Question

Decide whether the equation defines y as a function of x.
x^{2}y-x^{2}+3y=0
How to know whether y is a funtion of x or not?

Answer 1

Theoretically, if you pick a value for 'x', do you EVER get more than one value for 'y'?

More Practically, can you solve it for y and get a better look at it?

Answer 2

sorry i still don't get it, can you explain it more ):

Answer 3

You didn't answer my question. Can you solve it for 'y'? Let's see what you get.

Answer 4

if x=1 then y=1/4, yes, only one value, and what to do next?

Answer 5

That is quite insufficient. You must pick all possible values for x and prove it for all of them.
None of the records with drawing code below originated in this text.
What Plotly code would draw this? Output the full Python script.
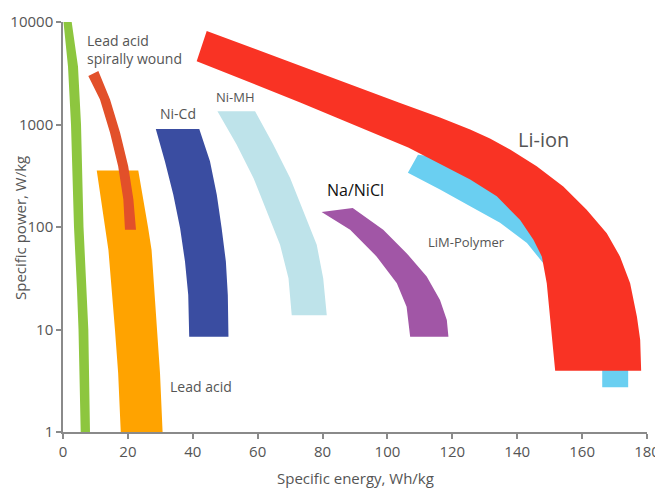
import math
import plotly.graph_objects as go

# ---- axis ticks ----
x_ticks = [0, 20, 40, 60, 80, 100, 120, 140, 160, 180]
y_ticks = [1, 10, 100, 1000, 10000]
y_tick_labels = ["1", "10", "100", "1000", "10000"]

# ---- band outlines (specific energy Wh/kg, specific power W/kg) ----
# green (unlabelled, near axis)
green_left_x = [0.15, 1.54, 2.47, 3.39, 4.32, 4.78, 5.46]
green_left_y = [10000, 3690, 998, 100, 24.3, 10, 1]
green_right_x = [2.68, 4.62, 5.55, 6.32, 7.24, 7.80, 8.32]
green_right_y = [10000, 3690, 998, 100, 24.3, 10, 1]

# Lead acid
lead_left_x = [10.4, 11.7, 12.9, 14.0, 16.0, 17.0, 17.8]
lead_left_y = [355, 185, 100, 59.8, 10.1, 3.75, 1]
lead_right_x = [23.2, 24.8, 26.2, 27.3, 28.9, 29.9, 30.7]
lead_right_y = [355, 185, 100, 59.8, 10.1, 3.75, 1]

# Lead acid spirally wound
spiral_left_x = [7.8, 11.4, 14.5, 17.0, 18.6, 19.1]
spiral_left_y = [2965, 1754, 829, 391, 185, 94]
spiral_right_x = [10.9, 14.5, 17.6, 20.1, 21.7, 22.5]
spiral_right_y = [3318, 1754, 829, 391, 185, 94]

# Ni-Cd
nicd_left_x = [28.6, 31.4, 34.0, 36.1, 37.6, 38.6, 38.9]
nicd_left_y = [906, 437, 206, 97.5, 46, 21.7, 8.5]
nicd_right_x = [42.0, 45.3, 47.4, 48.9, 50.2, 50.8, 51.0]
nicd_right_y = [906, 437, 206, 97.5, 46, 21.7, 8.5]

# Ni-MH
nimh_left_x = [47.6, 53.5, 58.7, 62.8, 66.9, 69.5, 70.5]
nimh_left_y = [1349, 637, 301, 142, 67, 31.7, 13.8]
nimh_right_x = [59.2, 64.8, 70.0, 74.1, 78.2, 80.2, 81.3]
nimh_right_y = [1349, 637, 301, 142, 67, 31.7, 13.8]

# Na/NiCl
nanicl_left_x = [79.7, 88.5, 96.7, 102.9, 105.9, 107.0]
nanicl_left_y = [140, 94, 51.4, 28.3, 16.7, 8.5]
nanicl_right_x = [89.3, 98.7, 105.9, 112.1, 116.2, 118.3, 118.8]
nanicl_right_y = [153, 94, 55.6, 32.8, 19.4, 12.4, 8.5]

# LiM-Polymer
poly_left_x = [106.3, 116.2, 125.5, 134.7, 143.0, 148.6, 162.5, 166.2, 166.2]
poly_left_y = [339, 232, 159, 110, 70, 42, 9.9, 4.0, 2.74]
poly_right_x = [109.4, 134.7, 153.2, 165.5, 171.1, 173.6, 174.2, 174.2]
poly_right_y = [508, 406, 206, 75, 30.4, 12.4, 4.0, 2.74]

# Li-ion
liion_inner_x = [41.2, 73.1, 106.4, 125.5, 133.7, 140.9, 145.0, 147.6, 149.1, 150.1, 151.1, 151.7]
liion_inner_y = [4150, 1640, 595, 290, 199, 117, 75, 51.4, 28.3, 13.3, 6.8, 3.95]
liion_outer_x = [44.3, 73.1, 103.9, 116.2, 125.5, 131.6, 137.8, 146.0, 154.2, 161.4, 167.6, 171.7, 174.8, 176.9, 177.9, 178.2]
liion_outer_y = [8170, 3740, 1618, 1170, 893, 729, 569, 391, 249, 147, 87, 51.4, 28.3, 13.3, 7.9, 3.95]

bands = [
    ("green", green_left_x, green_left_y, green_right_x, green_right_y, "#8DC63F"),
    ("Lead acid", lead_left_x, lead_left_y, lead_right_x, lead_right_y, "#FFA300"),
    ("Lead acid spirally wound", spiral_left_x, spiral_left_y, spiral_right_x, spiral_right_y, "#E2502A"),
    ("Ni-Cd", nicd_left_x, nicd_left_y, nicd_right_x, nicd_right_y, "#3A4DA1"),
    ("Ni-MH", nimh_left_x, nimh_left_y, nimh_right_x, nimh_right_y, "#BEE3EA"),
    ("Na/NiCl", nanicl_left_x, nanicl_left_y, nanicl_right_x, nanicl_right_y, "#A156A6"),
    ("LiM-Polymer", poly_left_x, poly_left_y, poly_right_x, poly_right_y, "#6ACFF1"),
    ("Li-ion", liion_inner_x, liion_inner_y, liion_outer_x, liion_outer_y, "#F93324"),
]

fig = go.Figure()
for name, lx, ly, rx, ry, col in bands:
    fig.add_trace(go.Scatter(
        x=list(lx) + list(rx)[::-1],
        y=list(ly) + list(ry)[::-1],
        fill="toself", fillcolor=col, mode="lines",
        line=dict(width=0, color=col), name=name, hoverinfo="skip",
        showlegend=False,
    ))

# ---- labels ----
labels = [
    ("Lead acid<br>spirally wound", 6.8, 5410, "left", 14, "#555555"),
    ("Ni-Cd", 35.5, 1280, "center", 14, "#555555"),
    ("Ni-MH", 53.3, 1855, "center", 13, "#555555"),
    ("Na/NiCl", 90.3, 231, "center", 16, "#111111"),
    ("LiM-Polymer", 124.5, 71.7, "center", 13, "#555555"),
    ("Li-ion", 148, 713, "center", 20, "#555555"),
    ("Lead acid", 32.4, 2.8, "left", 14, "#555555"),
]
for txt, lx, ly, align, size, col in labels:
    fig.add_annotation(
        x=lx, y=math.log10(ly), xref="x", yref="y", text=txt, showarrow=False,
        xanchor=align, yanchor="middle", align="left",
        font=dict(size=size, color=col),
    )

fig.add_annotation(text="Specific power, W/kg", xref="paper", yref="paper",
                   x=-0.074, y=0.497, textangle=-90, showarrow=False,
                   xanchor="center", yanchor="middle",
                   font=dict(size=15, color="#555555"))
fig.add_annotation(text="Specific energy, Wh/kg", xref="paper", yref="paper",
                   x=0.5, y=-0.112, showarrow=False,
                   xanchor="center", yanchor="middle",
                   font=dict(size=15, color="#555555"))

fig.update_layout(
    width=655, height=482,
    margin=dict(l=55, r=16, t=14, b=58),
    paper_bgcolor="white", plot_bgcolor="white",
    font=dict(family="Open Sans", size=15, color="#555555"),
    xaxis=dict(range=[0, 180], tickvals=x_ticks, showgrid=False, zeroline=False,
               automargin=False,
               showline=True, linecolor="#8a8a8a", linewidth=1.5,
               ticks="outside", ticklen=5, tickcolor="#8a8a8a", tickwidth=1.5,
               tickfont=dict(size=15, color="#555555")),
    yaxis=dict(type="log", range=[0, 4], tickvals=y_ticks, ticktext=y_tick_labels,
               showgrid=False, zeroline=False, automargin=False,
               showline=True, linecolor="#8a8a8a", linewidth=1.5,
               ticks="outside", ticklen=5, tickcolor="#8a8a8a", tickwidth=1.5,
               tickfont=dict(size=15, color="#555555")),
)

fig.write_html("out.html")
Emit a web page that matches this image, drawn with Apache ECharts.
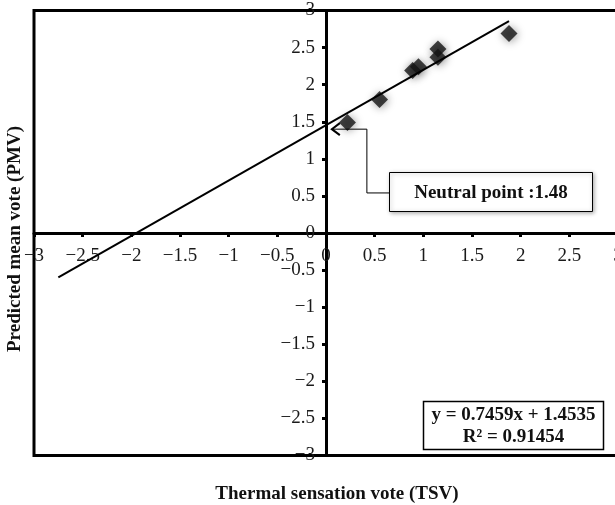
<!DOCTYPE html>
<html>
<head>
<meta charset="utf-8">
<script src="https://cdn.jsdelivr.net/npm/echarts@6/dist/echarts.min.js"></script>
<style>
  html, body { margin: 0; padding: 0; background: #fff; }
  #chart { width: 615px; height: 505px; }
</style>
</head>
<body>
<div id="chart"></div>
<script>
// Survey results: thermal sensation vote (TSV) against predicted mean vote (PMV)
const tsvValues = [0.22, 0.55, 0.89, 0.95, 1.15, 1.15, 1.88];
const pmvValues = [1.49, 1.80, 2.19, 2.24, 2.48, 2.37, 2.69];

// Linear regression reported on the chart
const fitSlope = 0.7459;
const fitIntercept = 1.4535;
const fitR2 = '0.91454';
const fitRangeX = [-2.75, 1.88];
const neutralPoint = '1.48';

// Shared axis scale
const axisMin = -3;
const axisMax = 3;
const axisStep = 0.5;

const SERIF = '"Liberation Serif", "Times New Roman", serif';
const fmt = v => String(v).replace('-', '\u2212');

const points = tsvValues.map((x, i) => [x, pmvValues[i]]);
const fitLine = fitRangeX.map(x => [x, fitSlope * x + fitIntercept]);

// Plot area in pixels; axes are drawn through the origin
const W = 615, H = 505;
const G = { left: 34, right: -3, top: 10.5, bottom: 49.5 };
const plotW = W - G.left - G.right;
const plotH = H - G.top - G.bottom;
const zeroFrac = (0 - axisMin) / (axisMax - axisMin);

const axisCommon = {
  type: 'value',
  min: axisMin,
  max: axisMax,
  interval: axisStep,
  splitLine: { show: false },
  axisLine: { onZero: false, lineStyle: { color: '#000', width: 3 } },
  axisTick: { show: true, length: 4, lineStyle: { color: '#000', width: 3 } },
  axisLabel: {
    formatter: fmt, color: '#1a1a1a', fontFamily: SERIF, fontSize: 19,
    showMinLabel: true, showMaxLabel: true, hideOverlap: false
  }
};

const option = {
  backgroundColor: '#fff',
  animation: false,
  grid: Object.assign({
    show: true, borderColor: '#000', borderWidth: 3, backgroundColor: 'transparent',
    containLabel: false, outerBoundsMode: 'none'
  }, G),
  xAxis: Object.assign({}, axisCommon, {
    position: 'bottom',
    offset: -plotH * zeroFrac,
    axisLabel: Object.assign({}, axisCommon.axisLabel, { margin: 14 })
  }),
  yAxis: Object.assign({}, axisCommon, {
    position: 'left',
    offset: -plotW * zeroFrac,
    axisLabel: Object.assign({}, axisCommon.axisLabel, { margin: 11 })
  }),
  series: [
    {
      type: 'scatter',
      data: points,
      symbol: 'diamond',
      symbolSize: 17,
      itemStyle: {
        color: '#141414',
        shadowBlur: 8,
        shadowColor: 'rgba(0,0,0,0.5)',
        shadowOffsetX: 1,
        shadowOffsetY: 1
      },
      z: 3
    },
    {
      type: 'line',
      data: fitLine,
      symbol: 'none',
      lineStyle: { color: '#000', width: 2 },
      z: 4
    }
  ]
};

const chart = echarts.init(document.getElementById('chart'), null, { renderer: 'canvas' });
chart.setOption(option);

// Callout and equation boxes, placed in data coordinates
const px = p => chart.convertToPixel({ gridIndex: 0 }, p);
const calloutPath = [[0.06, 1.40], [0.42, 1.40], [0.42, 0.54], [0.65, 0.54]];
const noteBox = [[0.65, 0.82], [2.74, 0.30]];
const eqBox = [[1.0, -2.26], [2.85, -2.91]];

function boxRect(corners) {
  const a = px(corners[0]), b = px(corners[1]);
  return { x: Math.round(a[0]) + 0.5, y: Math.round(a[1]) + 0.5,
           width: Math.round(b[0] - a[0]), height: Math.round(b[1] - a[1]) };
}

const pathPx = calloutPath.map(px);
const tip = pathPx[0];
const nb = boxRect(noteBox);
const eb = boxRect(eqBox);
const boldText = { fontFamily: SERIF, fontWeight: 'bold', fontSize: 19, fill: '#111' };

chart.setOption({
  graphic: [
    { type: 'polyline', shape: { points: pathPx }, style: { stroke: '#000', lineWidth: 1, fill: null }, z: 10 },
    { type: 'polyline',
      shape: { points: [[tip[0] + 8, tip[1] - 6], tip, [tip[0] + 8, tip[1] + 6]] },
      style: { stroke: '#000', lineWidth: 2, fill: null }, z: 10 },
    { type: 'rect', shape: nb,
      style: { fill: '#fff', stroke: '#000', lineWidth: 1, shadowBlur: 4, shadowColor: 'rgba(0,0,0,0.3)', shadowOffsetX: 1, shadowOffsetY: 1 }, z: 10 },
    { type: 'text', x: nb.x + nb.width / 2, y: nb.y + nb.height / 2 + 1,
      style: Object.assign({ text: 'Neutral point :' + neutralPoint, align: 'center', verticalAlign: 'middle' }, boldText), z: 11 },
    { type: 'rect', shape: eb,
      style: { fill: '#fff', stroke: '#000', lineWidth: 1.5 }, z: 10 },
    { type: 'text', x: eb.x + eb.width / 2, y: eb.y + eb.height * 0.28,
      style: Object.assign({ text: 'y = ' + fitSlope + 'x + ' + fitIntercept, align: 'center', verticalAlign: 'middle' }, boldText), z: 11 },
    { type: 'text', x: eb.x + eb.width / 2, y: eb.y + eb.height * 0.74,
      style: Object.assign({ text: 'R\u00b2 = ' + fitR2, align: 'center', verticalAlign: 'middle' }, boldText), z: 11 },
    { type: 'text', x: 15, y: 239, rotation: Math.PI / 2,
      style: Object.assign({ text: 'Predicted mean vote (PMV)', align: 'center', verticalAlign: 'middle' }, boldText), z: 11 },
    { type: 'text', x: 337, y: 494,
      style: Object.assign({ text: 'Thermal sensation vote (TSV)', align: 'center', verticalAlign: 'middle' }, boldText), z: 11 }
  ]
});
</script>
</body>
</html>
Go ahead and solve it for y. You will see it clearly in that form.

Answer 6

after that, do i need to graph it and use the vertical line test?

Answer 7

@tamiashi try rearranging the equation into the form y = ...

Answer 8

You shouldn't need to graph it for the vertical line test, but you can if you like. It's usually obvious from the equation, as to whether it's a function or not.

Answer 9

Writing it this way might help you to solve for y...\[(x^{2}y + 3y) -x^{2}=0 \]

Answer 10

y=x^2/x^2 + 3, and then?

Answer 11

Very bad: y = x^2 / (x^2 + 3) is correct.

The parentheses are NOT optional.

Think on this expression on the right hand side. Given a value for x, and and all possible values, will you EVER get more than one value for y?

Answer 12

\[(x^{2}y + 3y) -x^{2}=0 \]try pulling a factor of y from above to get...
\[y(x^{2} + 3) -x^{2}=0\]Now try solving for y.

Answer 13

@agent0smith y= x^2/(x^2+3) i missed the parentheses as tkhunny said ><
@tkhunny Hm... if there is no more than one value for y, then y is a funtion of x, isn't it?

Answer 14

Yes. Can you talk your way to that conclusion or will you just be assuming it?